Malinda Hughes was named UMB’s Cecil S. Kelly Memorial Employee of the Year and before the ink had dried on the oversized check in her hands she was showing why she is such a special individual.
Hughes, recently promoted to chief of staff in the Office of Academic Affairs and the Graduate School, donated her $1,500 award to the UMB CURE Scholars Program, the University pipeline program that prepares West Baltimore middle schoolers for health and research careers.
“That’s Malinda,” UMB President Jay A. Perman, MD, told those at the Employee Recognition Luncheon after announcing what Hughes told him about the donation onstage.
As UMB’s May Employee of the Month, Hughes was automatically entered into the running for the annual award. She was recognized in May for her indispensable role in UMB’s 2 ½-year Middle States reaccreditation process.

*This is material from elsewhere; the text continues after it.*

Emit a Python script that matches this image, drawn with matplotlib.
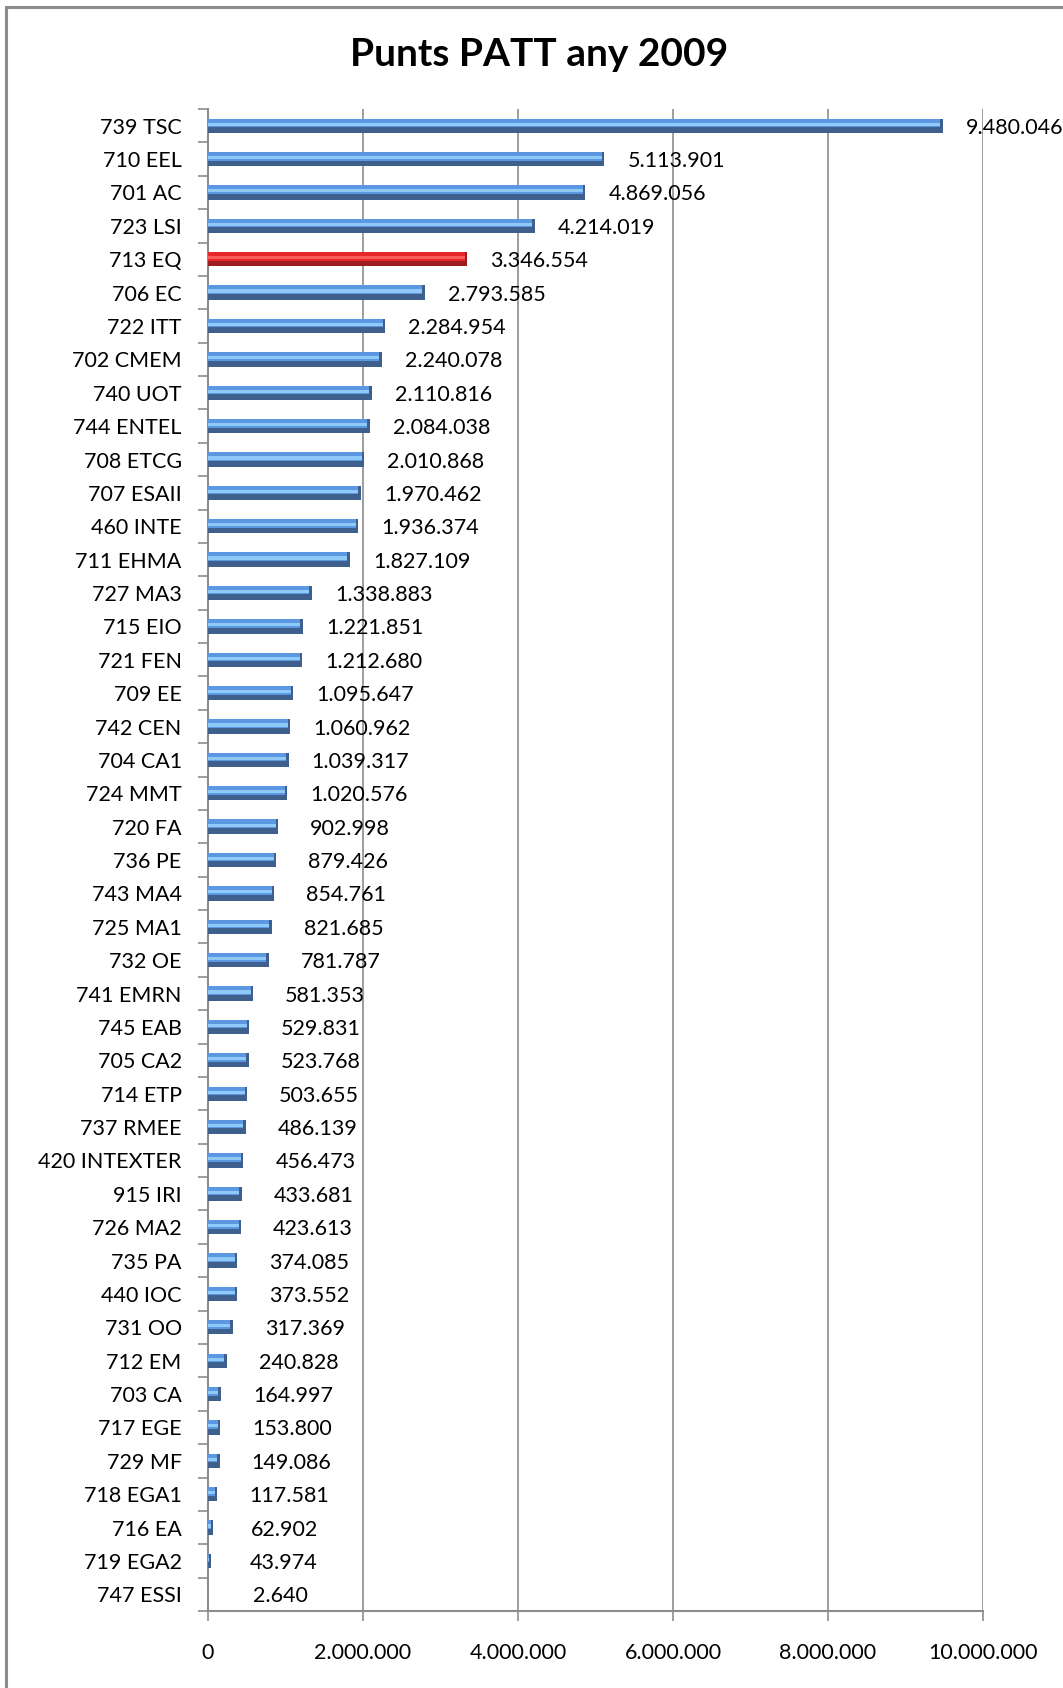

Matt Lasecki, SPHR, chief human resources officer and host of the March 29 luncheon at the SMC Campus Center, read part of Hughes’ nomination entry. “Malinda almost single-handedly organized and executed the four-day Middle States site visit. She worked 16-plus-hour days, making sure every need of our visitors was cared for. She arranged for the meeting rooms, meals, escorts, badges, travel, copies, hotel rooms, pre-event briefings, etc. She even stayed at the hotel with them to be at their beck and call. There is no way UMB could have done this without her.”

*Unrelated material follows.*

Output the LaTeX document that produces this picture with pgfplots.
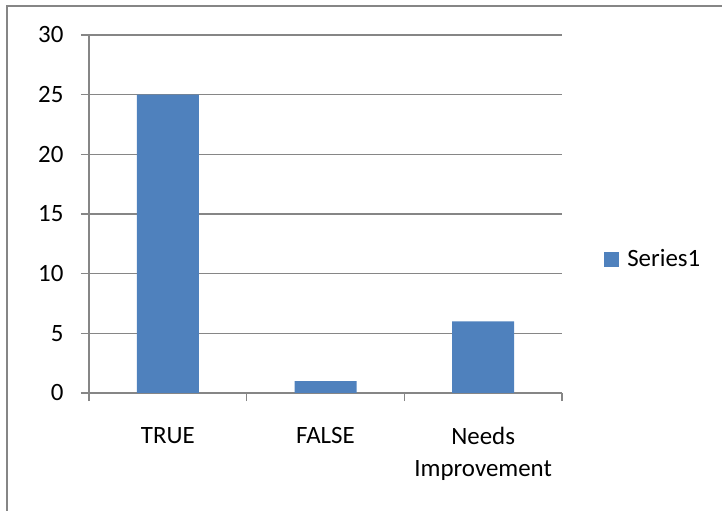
\documentclass[border=0pt]{standalone}
\usepackage{pgfplots}
\pgfplotsset{compat=1.18}
\usepackage{fontspec}
\setmainfont{Carlito}
\definecolor{barblue}{HTML}{4F81BD}
\definecolor{axgray}{HTML}{868686}
\begin{document}
\begin{tikzpicture}
\useasboundingbox (0,0) rectangle (722bp,511bp);
\draw[axgray, line width=1.5bp] (7bp,0) -- (7bp,505bp) -- (722bp,505bp);
\begin{axis}[
    at={(89bp,118bp)}, anchor=south west,
    scale only axis, width=473bp, height=358bp,
    font=\fontsize{25}{32}\selectfont,
    xmin=-0.5, xmax=2.5, ymin=0, ymax=30,
    ytick={0,5,...,30},
    axis x line*=bottom, axis y line*=left,
    axis line style={-, axgray, line width=1.5bp},
    ymajorgrids,
    grid style={axgray, line width=1.5bp},
    tick align=outside, major tick length=8bp,
    tick style={axgray, line width=1.5bp},
    xtick={-0.5,0.5,1.5,2.5}, xticklabels={},
    extra x ticks={0,1,2},
    extra x tick labels={TRUE,FALSE,{Needs\\Improvement}},
    extra x tick style={major tick length=0pt,
        xticklabel style={align=center, anchor=north, yshift=-31bp}},
    yticklabel style={xshift=-14bp},
    /pgf/number format/assume math mode=true,
    legend style={at={(axis description cs:1.089,0.374)}, anchor=west,
        draw=none, fill=none, inner sep=0pt, column sep=6bp,
        font=\fontsize{25}{30}\selectfont},
    legend image code/.code={\fill[barblue] (0bp,-7.5bp) rectangle (15bp,7.5bp);},
    legend cell align=left,
]
\addplot[ybar, bar width=62bp, fill=barblue, draw=none, bar shift=0pt]
coordinates {(0,25) (1,1) (2,6)};
\addlegendentry{Series1}
\end{axis}
\end{tikzpicture}
\end{document}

Afterward, an emotional Hughes said she was honored just to be part of the group of dedicated, talented employees up for the award. “I ranked myself 12th of the 12. I’m just stunned,” she said, wiping a tear. “I didn’t see this coming.”
Asked about being the first UMB winner to donate her $1,500 prize, she said it was only fitting. “I am a UMB CURE Scholar mentor to two seventh-graders at Green Street Academy. And my office is two doors down from Robin Saunders, the UMB CURE executive director. I see how hard they work and I see the fruits of their labor by being a mentor. Donating the award money to this program will be the very best use for it.”
The luncheon started with Lasecki, with trivia from the milestone years, and Perman recognizing the 20-, 25-, 30- and 35-year employees who were honored. “Together, the long-serving employees we honor today have dedicated 1,685 years to this University,” Perman said. “And me? All told, I’ve given a dozen years to UMB. So it’s clear that UMB’s reputation — our good name and our good works — they say a lot more about all of you than they do about me.”
The 35-year group included Susan Borowy, Molly Lutz, and Elizabeth Waters (School of Medicine), Helen Edmond, Antoinette Fields, David Gipe, Francine Nickens, and Jo-Ann Sibiski (all from the School of Dentistry), Deborah Griffith, Anthony Jackson, Philip Peters, Anita Saulsbury, and Deborah Tatum (all from Administration and Finance) as well as Susan Gillette (Office of University Counsel) and James Reynolds (Academic Affairs).
“Persistence,” said Reynolds when asked what the 35 years meant to him. He started out in the School of Medicine as a clinical administrator in radiation oncology, went to the School of Dentistry for 17 years and then was briefly with the School of Public Health before moving to Academic Affairs in 2009, where he is assistant vice president of fiscal and administrative affairs. “But my fondest memories are of the School of Dentistry,” he said. “I really liked working for Dean [Richard] Ranney.”
Fellow 35-year honoree Griffith said it was hard to believe. “It feels just like yesterday. I did my first six years in the Finance Office and then in the Grants and Contracts Office, where I’ve been ever since,” said Griffith, who added she is “pretty proud of myself” to move up from an account clerk I to a senior administrator during her tenure.
Hughes wasn’t the only award winner recognized. Aphrodite Bodycomb (Academic Affairs), Rebecca Bowman-Rivas (Carey School of Law), and Sanjay Uchil (School of Medicine) were announced as nominees for Board of Regents Awards.
Then Christina Manoto, coordinator in Campus Life Services, received the $2,000 James T. Hill Scholarship, which was established to support the University’s commitment to staff development in recognition of the longtime vice president.
Manoto, a part-time student at UMBC the past six years, said the scholarship “will be perfect to help with my fees.” Striving to be the first college graduate in her family, she is excited to be closing in on her goal. “Everybody I work with is either in a master’s program or is going for a doctorate and here I am struggling to pass calculus,” she said with a smile. “Everyone here is so supportive. Even when I don’t think I can make it they tell me I can. I’m very thankful for all their support.”
UMB’s Community Service Award went to the Staff Senate for organizing many Universitywide outreach projects such as the Back to School Supply Drive and Holiday Gift Toy Drive to help local charities and needy neighborhood schools. Staff Senate President Colette Beaulieu, office manager in the Health Sciences and Human Services Library, deflected the praise after accepting the award. “I have to give credit to Lois Warner [coordinator, Foundation Relations] who is chair of our Outreach Committee. Without her none of these projects would get off the ground.”